After the by the numbers, "cash grab" original, the announcement of a sequel felt like another purely for revenue move by the studio and once popular video game developer. It would take a miracle to make a film based on this fading mobile game and make it into a worthwhile sequel. Well...it's a miracle, because The Angry Birds Movie 2 is exactly what the original should have been: clever, funny, and just well written… the sequel is undeniably a great time for kids and adults alike.
Thurop Van Orman makes his directorial debut with The Angry Birds Movie 2, making this the second Angry Birds film that gave directors their debut. Luckily, unlike the critical failure that was The Angry Birds Movie, this wonderful sequel is just that… wonderful. The film’s story takes notes from several classic Bond films, mixed with several revenge stories and a small, small amount of the nonexistent slingshot story that is the Angry Birds mobile game. Orman shows a ton of knowledge within the film, showing his storyboarding abilities that he’s used effectively on Cartoon Network shows: The Adventures of Billy and Mandy, Camp Lazlo, and The Powerpuff Girls, and showcasing his talents of telling an effective, fun story in a short amount of screen time.
After back and forth pranks between the Pigs and Birds, the two must come together to defeat a greater threat from destroying their islands and the inhabitants of them. Along the way, a side story pushes a relentless cuteness of three baby birds seeking out their lost at sea unborn brothers/sisters from threats such as a Boa Constrictor and an endless journey back to their island.
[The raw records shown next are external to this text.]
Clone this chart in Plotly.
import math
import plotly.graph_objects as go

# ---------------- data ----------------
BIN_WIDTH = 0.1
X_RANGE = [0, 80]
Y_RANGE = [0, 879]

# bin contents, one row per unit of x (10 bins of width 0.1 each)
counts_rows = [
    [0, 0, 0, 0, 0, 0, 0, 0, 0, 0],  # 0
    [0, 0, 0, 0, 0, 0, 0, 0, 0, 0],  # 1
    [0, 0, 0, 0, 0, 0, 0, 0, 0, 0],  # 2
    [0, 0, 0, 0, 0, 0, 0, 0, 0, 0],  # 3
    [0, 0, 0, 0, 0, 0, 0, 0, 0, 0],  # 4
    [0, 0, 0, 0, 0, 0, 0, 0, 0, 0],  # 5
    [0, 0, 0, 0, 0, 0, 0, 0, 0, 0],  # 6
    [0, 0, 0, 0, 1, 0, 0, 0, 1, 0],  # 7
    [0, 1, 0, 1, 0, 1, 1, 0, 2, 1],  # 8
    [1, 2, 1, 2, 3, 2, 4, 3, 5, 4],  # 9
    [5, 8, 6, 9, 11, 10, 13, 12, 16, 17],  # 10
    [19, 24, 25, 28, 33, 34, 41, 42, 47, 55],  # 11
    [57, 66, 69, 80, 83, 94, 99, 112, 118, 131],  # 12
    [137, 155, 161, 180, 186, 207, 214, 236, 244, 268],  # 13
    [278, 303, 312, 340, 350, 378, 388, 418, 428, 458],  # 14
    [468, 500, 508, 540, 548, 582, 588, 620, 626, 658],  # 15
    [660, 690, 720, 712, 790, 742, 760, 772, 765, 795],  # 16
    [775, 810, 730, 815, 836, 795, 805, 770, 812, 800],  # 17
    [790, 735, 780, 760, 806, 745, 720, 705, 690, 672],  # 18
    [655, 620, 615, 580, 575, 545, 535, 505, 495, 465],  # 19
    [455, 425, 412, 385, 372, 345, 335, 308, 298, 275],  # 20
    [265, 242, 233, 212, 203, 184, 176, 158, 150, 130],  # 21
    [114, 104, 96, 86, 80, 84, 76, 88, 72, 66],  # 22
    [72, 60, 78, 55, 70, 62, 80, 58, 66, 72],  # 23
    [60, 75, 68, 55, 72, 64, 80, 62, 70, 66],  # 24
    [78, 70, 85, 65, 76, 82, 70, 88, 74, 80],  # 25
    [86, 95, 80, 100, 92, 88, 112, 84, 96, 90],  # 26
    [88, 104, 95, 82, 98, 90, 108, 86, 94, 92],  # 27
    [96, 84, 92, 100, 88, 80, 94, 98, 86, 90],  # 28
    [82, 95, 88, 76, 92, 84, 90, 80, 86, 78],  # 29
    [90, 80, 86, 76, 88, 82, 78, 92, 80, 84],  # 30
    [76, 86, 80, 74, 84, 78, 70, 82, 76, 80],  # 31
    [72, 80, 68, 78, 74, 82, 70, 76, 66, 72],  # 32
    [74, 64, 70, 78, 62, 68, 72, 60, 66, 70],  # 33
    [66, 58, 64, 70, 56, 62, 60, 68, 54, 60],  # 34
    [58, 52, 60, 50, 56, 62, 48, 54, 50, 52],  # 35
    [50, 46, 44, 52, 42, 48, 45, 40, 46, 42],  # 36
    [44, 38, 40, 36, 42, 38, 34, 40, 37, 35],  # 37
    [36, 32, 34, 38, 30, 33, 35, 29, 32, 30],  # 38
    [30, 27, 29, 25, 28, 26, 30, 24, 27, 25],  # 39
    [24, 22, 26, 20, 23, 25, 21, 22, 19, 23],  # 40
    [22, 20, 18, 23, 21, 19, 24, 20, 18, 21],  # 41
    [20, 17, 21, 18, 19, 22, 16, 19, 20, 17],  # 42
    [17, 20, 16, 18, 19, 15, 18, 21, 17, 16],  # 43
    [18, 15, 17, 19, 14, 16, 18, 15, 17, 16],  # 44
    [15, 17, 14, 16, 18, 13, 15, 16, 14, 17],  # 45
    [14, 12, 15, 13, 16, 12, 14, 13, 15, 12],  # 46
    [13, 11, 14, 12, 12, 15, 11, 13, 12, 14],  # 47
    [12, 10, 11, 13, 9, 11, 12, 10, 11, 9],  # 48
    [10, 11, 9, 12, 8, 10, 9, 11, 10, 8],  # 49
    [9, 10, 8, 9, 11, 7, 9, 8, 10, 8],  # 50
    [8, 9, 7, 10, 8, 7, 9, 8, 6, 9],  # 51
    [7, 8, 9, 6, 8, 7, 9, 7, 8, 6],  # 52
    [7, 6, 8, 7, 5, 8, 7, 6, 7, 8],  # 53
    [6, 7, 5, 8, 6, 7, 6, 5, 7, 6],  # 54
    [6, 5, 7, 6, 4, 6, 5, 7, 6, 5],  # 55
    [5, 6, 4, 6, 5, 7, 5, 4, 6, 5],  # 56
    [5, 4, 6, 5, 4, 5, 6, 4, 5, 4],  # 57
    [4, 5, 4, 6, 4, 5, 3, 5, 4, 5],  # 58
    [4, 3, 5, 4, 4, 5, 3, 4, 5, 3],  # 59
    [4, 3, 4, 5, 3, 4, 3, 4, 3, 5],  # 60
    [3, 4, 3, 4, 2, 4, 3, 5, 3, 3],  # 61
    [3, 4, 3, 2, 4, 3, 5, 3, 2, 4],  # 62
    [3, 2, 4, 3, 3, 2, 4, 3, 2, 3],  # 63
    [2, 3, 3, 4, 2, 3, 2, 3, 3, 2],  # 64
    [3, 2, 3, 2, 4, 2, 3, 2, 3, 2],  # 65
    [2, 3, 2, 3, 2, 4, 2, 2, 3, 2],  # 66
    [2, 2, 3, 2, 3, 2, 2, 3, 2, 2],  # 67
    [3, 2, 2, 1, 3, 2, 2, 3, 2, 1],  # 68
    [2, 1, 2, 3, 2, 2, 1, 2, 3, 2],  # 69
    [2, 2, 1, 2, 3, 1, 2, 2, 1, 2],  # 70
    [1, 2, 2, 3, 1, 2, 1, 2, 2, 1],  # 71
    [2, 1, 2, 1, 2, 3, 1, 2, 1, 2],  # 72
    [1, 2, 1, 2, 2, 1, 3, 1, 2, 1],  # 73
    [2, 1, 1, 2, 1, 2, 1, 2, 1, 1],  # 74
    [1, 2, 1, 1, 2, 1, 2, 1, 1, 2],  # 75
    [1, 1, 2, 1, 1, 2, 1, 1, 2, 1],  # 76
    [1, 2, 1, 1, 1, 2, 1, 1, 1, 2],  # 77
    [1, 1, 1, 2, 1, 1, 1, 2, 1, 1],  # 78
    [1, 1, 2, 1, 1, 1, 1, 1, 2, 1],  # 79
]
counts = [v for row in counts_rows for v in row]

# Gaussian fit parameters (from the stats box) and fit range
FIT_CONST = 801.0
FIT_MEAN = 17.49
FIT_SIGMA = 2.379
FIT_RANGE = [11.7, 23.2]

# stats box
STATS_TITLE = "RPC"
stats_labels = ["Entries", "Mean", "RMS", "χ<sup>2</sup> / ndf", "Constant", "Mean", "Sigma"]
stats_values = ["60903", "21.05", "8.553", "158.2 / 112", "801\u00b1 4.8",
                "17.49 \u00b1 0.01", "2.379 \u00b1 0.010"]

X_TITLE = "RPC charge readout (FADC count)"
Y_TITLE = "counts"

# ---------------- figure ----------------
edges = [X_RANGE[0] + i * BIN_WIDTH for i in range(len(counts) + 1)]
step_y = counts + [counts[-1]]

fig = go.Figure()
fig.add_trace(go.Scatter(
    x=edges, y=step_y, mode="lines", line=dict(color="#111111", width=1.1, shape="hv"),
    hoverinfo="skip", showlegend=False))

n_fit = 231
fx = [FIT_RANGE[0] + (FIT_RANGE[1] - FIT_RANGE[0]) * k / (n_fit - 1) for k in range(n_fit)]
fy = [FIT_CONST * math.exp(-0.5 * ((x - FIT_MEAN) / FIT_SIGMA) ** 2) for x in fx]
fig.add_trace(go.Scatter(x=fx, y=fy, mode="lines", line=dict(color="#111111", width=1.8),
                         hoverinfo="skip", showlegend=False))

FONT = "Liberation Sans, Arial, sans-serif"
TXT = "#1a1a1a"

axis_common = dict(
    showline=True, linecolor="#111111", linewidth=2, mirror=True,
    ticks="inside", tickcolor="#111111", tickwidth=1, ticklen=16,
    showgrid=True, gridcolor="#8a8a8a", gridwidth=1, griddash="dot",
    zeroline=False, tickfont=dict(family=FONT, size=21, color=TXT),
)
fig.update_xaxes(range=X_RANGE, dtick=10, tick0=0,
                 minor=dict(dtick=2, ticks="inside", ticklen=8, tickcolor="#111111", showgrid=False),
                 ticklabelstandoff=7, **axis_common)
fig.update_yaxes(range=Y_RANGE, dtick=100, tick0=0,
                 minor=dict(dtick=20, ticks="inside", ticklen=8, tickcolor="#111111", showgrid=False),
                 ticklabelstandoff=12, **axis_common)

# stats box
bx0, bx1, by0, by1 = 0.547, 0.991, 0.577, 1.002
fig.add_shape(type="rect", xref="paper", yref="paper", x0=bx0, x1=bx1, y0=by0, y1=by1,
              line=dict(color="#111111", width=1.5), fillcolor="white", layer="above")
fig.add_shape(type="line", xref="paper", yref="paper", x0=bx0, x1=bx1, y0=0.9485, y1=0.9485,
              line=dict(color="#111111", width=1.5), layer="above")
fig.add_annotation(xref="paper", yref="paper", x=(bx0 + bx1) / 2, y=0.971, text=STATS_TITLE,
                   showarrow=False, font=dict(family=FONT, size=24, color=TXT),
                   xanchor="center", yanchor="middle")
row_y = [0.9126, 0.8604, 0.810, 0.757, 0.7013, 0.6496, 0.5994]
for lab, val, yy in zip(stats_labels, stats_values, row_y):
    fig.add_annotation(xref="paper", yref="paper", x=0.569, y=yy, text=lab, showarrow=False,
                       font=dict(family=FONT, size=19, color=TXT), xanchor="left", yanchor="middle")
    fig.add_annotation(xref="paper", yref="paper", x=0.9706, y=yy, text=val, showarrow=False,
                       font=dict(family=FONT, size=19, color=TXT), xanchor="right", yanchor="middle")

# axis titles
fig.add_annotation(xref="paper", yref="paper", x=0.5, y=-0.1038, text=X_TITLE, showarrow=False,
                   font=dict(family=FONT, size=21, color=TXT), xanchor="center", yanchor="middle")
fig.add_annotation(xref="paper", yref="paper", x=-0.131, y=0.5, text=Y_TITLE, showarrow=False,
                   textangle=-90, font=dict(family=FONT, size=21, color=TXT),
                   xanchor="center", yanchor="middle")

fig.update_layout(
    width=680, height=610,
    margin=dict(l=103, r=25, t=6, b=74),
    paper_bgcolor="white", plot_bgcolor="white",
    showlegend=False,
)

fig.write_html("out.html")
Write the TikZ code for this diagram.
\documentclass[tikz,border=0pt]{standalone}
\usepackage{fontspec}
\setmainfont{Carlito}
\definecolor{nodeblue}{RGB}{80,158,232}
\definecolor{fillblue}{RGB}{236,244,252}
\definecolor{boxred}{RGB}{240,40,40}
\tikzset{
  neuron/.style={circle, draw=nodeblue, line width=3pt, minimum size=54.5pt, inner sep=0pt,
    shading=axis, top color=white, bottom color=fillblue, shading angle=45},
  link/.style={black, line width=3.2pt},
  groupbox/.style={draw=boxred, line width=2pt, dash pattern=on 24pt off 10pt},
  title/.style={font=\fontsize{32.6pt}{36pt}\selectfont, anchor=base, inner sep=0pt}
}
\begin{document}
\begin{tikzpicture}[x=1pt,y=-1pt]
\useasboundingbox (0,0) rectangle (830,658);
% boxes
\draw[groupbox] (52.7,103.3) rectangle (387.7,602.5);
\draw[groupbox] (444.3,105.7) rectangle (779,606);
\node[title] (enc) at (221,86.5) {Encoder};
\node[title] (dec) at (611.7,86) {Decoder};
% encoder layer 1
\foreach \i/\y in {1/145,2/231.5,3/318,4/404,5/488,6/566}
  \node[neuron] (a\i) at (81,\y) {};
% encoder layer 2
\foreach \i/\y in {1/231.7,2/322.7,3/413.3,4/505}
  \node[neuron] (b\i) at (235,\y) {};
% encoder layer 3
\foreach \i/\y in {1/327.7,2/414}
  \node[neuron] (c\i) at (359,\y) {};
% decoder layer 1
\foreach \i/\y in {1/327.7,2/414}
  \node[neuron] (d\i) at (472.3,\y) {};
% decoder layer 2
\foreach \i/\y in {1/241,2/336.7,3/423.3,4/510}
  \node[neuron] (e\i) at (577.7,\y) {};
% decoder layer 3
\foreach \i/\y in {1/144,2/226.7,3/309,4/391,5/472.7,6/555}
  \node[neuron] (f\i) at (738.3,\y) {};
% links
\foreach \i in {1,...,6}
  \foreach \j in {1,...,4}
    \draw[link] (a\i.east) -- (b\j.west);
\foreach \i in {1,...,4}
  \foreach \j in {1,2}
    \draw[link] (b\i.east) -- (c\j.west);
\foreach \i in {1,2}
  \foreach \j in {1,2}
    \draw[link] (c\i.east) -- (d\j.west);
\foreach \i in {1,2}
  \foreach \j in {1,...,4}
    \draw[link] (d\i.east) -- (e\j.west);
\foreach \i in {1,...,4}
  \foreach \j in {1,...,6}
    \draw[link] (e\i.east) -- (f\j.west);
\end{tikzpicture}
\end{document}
The plot isn’t the most out there of animated films, however in comparison to its overly predictable predecessor, this film is immensely creative. An Angry Birds spy film is weirdly the film idea that the Angry Birds Movie series needed to rejuvenate the dying app into a film success.
ACTING | CHARACTERS | DIALOGUE:
While the original felt like it had miscast the entire film with the likes of Josh Gad, Sean Penn, Jason Sudeikis, and Danny McBride playing the leads, the second film managed to turn everything around, with the actors fitting the characteristics of the characters perfectly - a surprising turn of events. The addition of Rachel Bloom and Leslie Jones were brilliant choices to expand the female cast from the minimal cast of the original - their vibrant performances helped navigate the film to success.
VISUAL EFFECTS | MAKEUP | DESIGN:
MUSIC | SCORE | SOUND DESIGN:
Taking elements from the mobile games, the score doesn’t revolutionize its field by any means, but it functions. Occasionally the score can be overpowering for this animated adventure with many comical moments being pushed by the persuading musical themes. The sound design on the other hand is fantastic, with slingshot noises that bring you back to the first time you ever played the game with joy, or possible frustration depending on your skill. The weather effects and surrounding factors help create a more fully realized world within the Angry Birds universe.
While the animation certainly won’t amaze any Pixar nuts out there, the animation reflects the style of the original film and offers glimpses of the game visuals. It’s a pleasant looking feature with lots of cuteness and charm thrown throughout with cute baby birds, pigs, and slapstick in-nature eagles. The world that the filmmakers have created with Rovio’s game universe is amazing, and each island has enough difference that it is incredibly intriguing even with the majority of the film taking place on the newly discovered frozen landscape of Eagle Island.
The Angry Birds Movie 2 gets a gigantic boost from the first film being a rather big disaster of a film. Taking zero chances and miscasting every role, it’s phenomenal just how much the writers/directors have turned the property around. With sharp comedy mixed with childish humor and a cast that understands the film that they are in this time around, The Angry Birds Movie 2 is an incredibly delightful sequel to a film that should have never existed in the first place.